In Indonesia, you need to register a legal entity in order to be able to do product registration. This also includes obtaining import license and distribution permit. Engaging with local regulatory consultants can streamline this process, ensuring that all paperwork is correctly completed and submitted in a timely manner.
Establishing business entity in Indonesia
To aim for a significant market presence, establishing your company in Indonesia is a way to realize that. The process begins with choosing the appropriate business structure, such as a limited liability company (PT) or a foreign-owned enterprise (PMA). Each structure has specific requirements and implications for your business operations, including the minimum capital investment, ownership restrictions, and compliance obligations. Engaging with a local legal advisor can help you understand these requirements and choose the best structure for your business goals.
After deciding on the business structure, you will need to complete the necessary incorporation procedures. This involves registering with the Indonesian Ministry of Law and Human Rights, obtaining a taxpayer identification number (NPWP), and registering for social security with BPJS. Additionally, you must open a local bank account and deposit the required initial capital. The entire process can take several weeks to months, depending on the complexity of your business and the efficiency of your documentation.
Opening a Representative Office
Opening a representative office in Indonesia can be a strategic move for companies looking to establish a presence without committing to full-scale operations. A representative office allows you to conduct market research, build relationships with local partners, and understand the regulatory environment without engaging in direct sales or revenue-generating activities. The first step is to obtain a license from the Indonesian Investment Coordinating Board (BKPM), which requires submitting detailed information about your company and the intended activities of the representative office.

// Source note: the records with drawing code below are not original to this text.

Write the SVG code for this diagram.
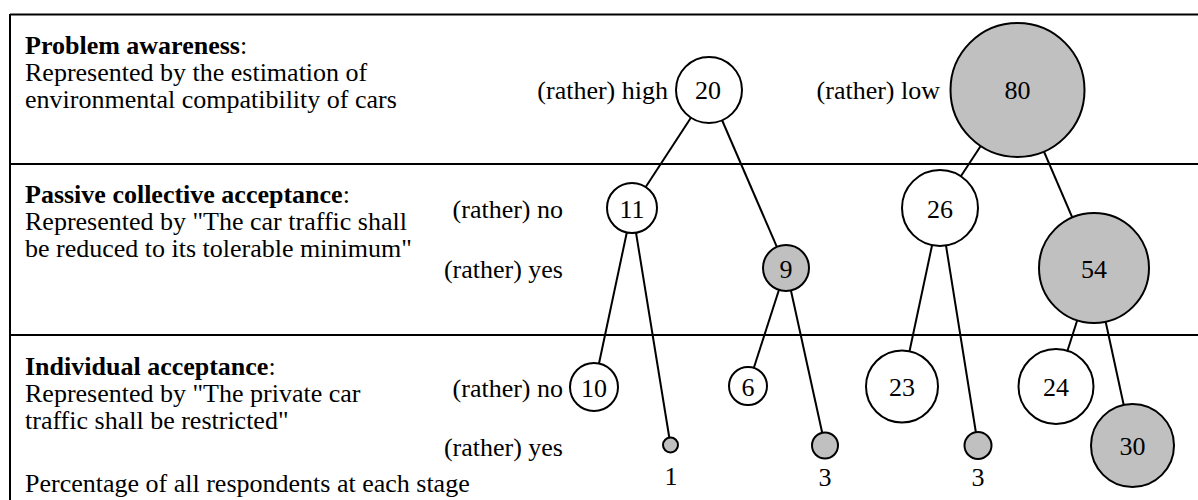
<svg xmlns="http://www.w3.org/2000/svg" width="1198" height="500" viewBox="0 0 1198 500">
<style>
text{font-family:"Liberation Serif","Times New Roman",serif;font-size:26px;fill:#000}
.b{font-weight:bold}
.e{text-anchor:end}
.m{text-anchor:middle}
.frame{stroke:#000;stroke-width:2;fill:none}
.edge{stroke:#000;stroke-width:2;fill:none}
.w{fill:#fff;stroke:#000;stroke-width:2}
.g{fill:#c0c0c0;stroke:#000;stroke-width:2}
</style>
<rect width="1198" height="500" fill="#fff"/>
<g id="frame">
<line class="frame" x1="10" y1="14.5" x2="1198" y2="14.5"/>
<line class="frame" x1="10" y1="14" x2="10" y2="500"/>
<line class="frame" x1="10" y1="164" x2="1198" y2="164"/>
<line class="frame" x1="10" y1="335" x2="1198" y2="335"/>
</g>
<g id="stage-labels">
<text x="25" y="54"><tspan class="b">Problem awareness</tspan>:</text>
<text x="25" y="81">Represented by the estimation of</text>
<text x="25" y="108">environmental compatibility of cars</text>
<text x="25" y="203"><tspan class="b">Passive collective acceptance</tspan>:</text>
<text x="25" y="230">Represented by "The car traffic shall</text>
<text x="25" y="257">be reduced to its tolerable minimum"</text>
<text x="25" y="375"><tspan class="b">Individual acceptance</tspan>:</text>
<text x="25" y="402">Represented by "The private car</text>
<text x="25" y="429">traffic shall be restricted"</text>
<text x="25" y="492">Percentage of all respondents at each stage</text>
</g>
<g id="answer-labels">
<text class="e" x="668" y="99">(rather) high</text>
<text class="e" x="940" y="99">(rather) low</text>
<text class="e" x="563" y="218">(rather) no</text>
<text class="e" x="563" y="278">(rather) yes</text>
<text class="e" x="563" y="397">(rather) no</text>
<text class="e" x="563" y="456">(rather) yes</text>
</g>
<g id="connectors">
<line class="edge" x1="709" y1="90" x2="632" y2="208"/>
<line class="edge" x1="709" y1="90" x2="786" y2="268"/>
<line class="edge" x1="1017.5" y1="90" x2="940" y2="208"/>
<line class="edge" x1="1017.5" y1="90" x2="1094" y2="268"/>
<line class="edge" x1="632" y1="208" x2="594" y2="387"/>
<line class="edge" x1="632" y1="208" x2="670.5" y2="445"/>
<line class="edge" x1="786" y1="268" x2="748" y2="386"/>
<line class="edge" x1="786" y1="268" x2="825" y2="445.5"/>
<line class="edge" x1="940" y1="208" x2="902" y2="386.5"/>
<line class="edge" x1="940" y1="208" x2="978" y2="445.5"/>
<line class="edge" x1="1094" y1="268" x2="1056" y2="386.5"/>
<line class="edge" x1="1094" y1="268" x2="1132.5" y2="445.5"/>
</g>
<g id="n20"><circle class="w" cx="709" cy="90" r="33"/><text class="m" x="708" y="99">20</text></g>
<g id="n80"><circle class="g" cx="1017.5" cy="90" r="67"/><text class="m" x="1017.5" y="99">80</text></g>
<g id="n11"><circle class="w" cx="632" cy="208" r="25"/><text class="m" x="632" y="218">11</text></g>
<g id="n9"><circle class="g" cx="786" cy="268" r="23"/><text class="m" x="786" y="278">9</text></g>
<g id="n26"><circle class="w" cx="940" cy="208" r="38"/><text class="m" x="940" y="218">26</text></g>
<g id="n54"><circle class="g" cx="1094" cy="268" r="55"/><text class="m" x="1094" y="278">54</text></g>
<g id="n10"><circle class="w" cx="594" cy="387" r="24"/><text class="m" x="594" y="397">10</text></g>
<g id="n1"><circle class="g" cx="670.5" cy="445" r="7.5"/><text class="m" x="671" y="485">1</text></g>
<g id="n6"><circle class="w" cx="748" cy="386" r="19"/><text class="m" x="748" y="396">6</text></g>
<g id="n3a"><circle class="g" cx="825" cy="445.5" r="13"/><text class="m" x="825" y="486">3</text></g>
<g id="n23"><circle class="w" cx="902" cy="386.5" r="36"/><text class="m" x="902" y="396">23</text></g>
<g id="n3b"><circle class="g" cx="978" cy="445.5" r="13.5"/><text class="m" x="978" y="486">3</text></g>
<g id="n24"><circle class="w" cx="1056" cy="386.5" r="37.5"/><text class="m" x="1056" y="396">24</text></g>
<g id="n30"><circle class="g" cx="1132.5" cy="445.5" r="41.5"/><text class="m" x="1132.5" y="455">30</text></g>
</svg>
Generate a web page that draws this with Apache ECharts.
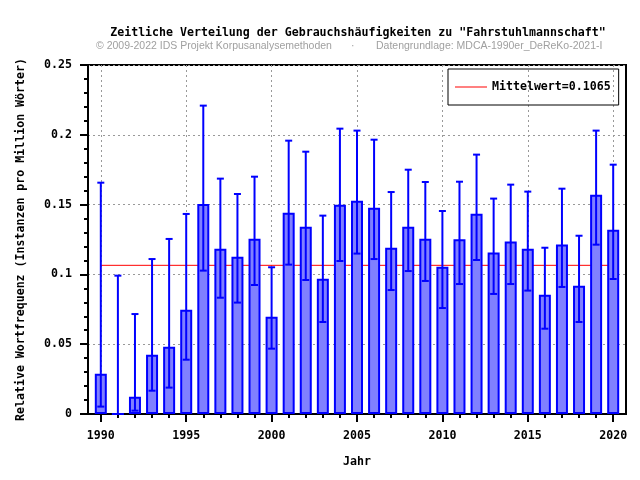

Once the license is granted, you will need to set up the office, which includes renting office space, hiring local staff, and establishing a local bank account. The representative office must adhere to specific regulations, such as not engaging in profit-making activities and submitting regular reports to BKPM. Despite these limitations, a representative office can provide valuable insights and lay the groundwork for future expansion. It allows you to gradually build your presence in Indonesia while minimizing risk and investment.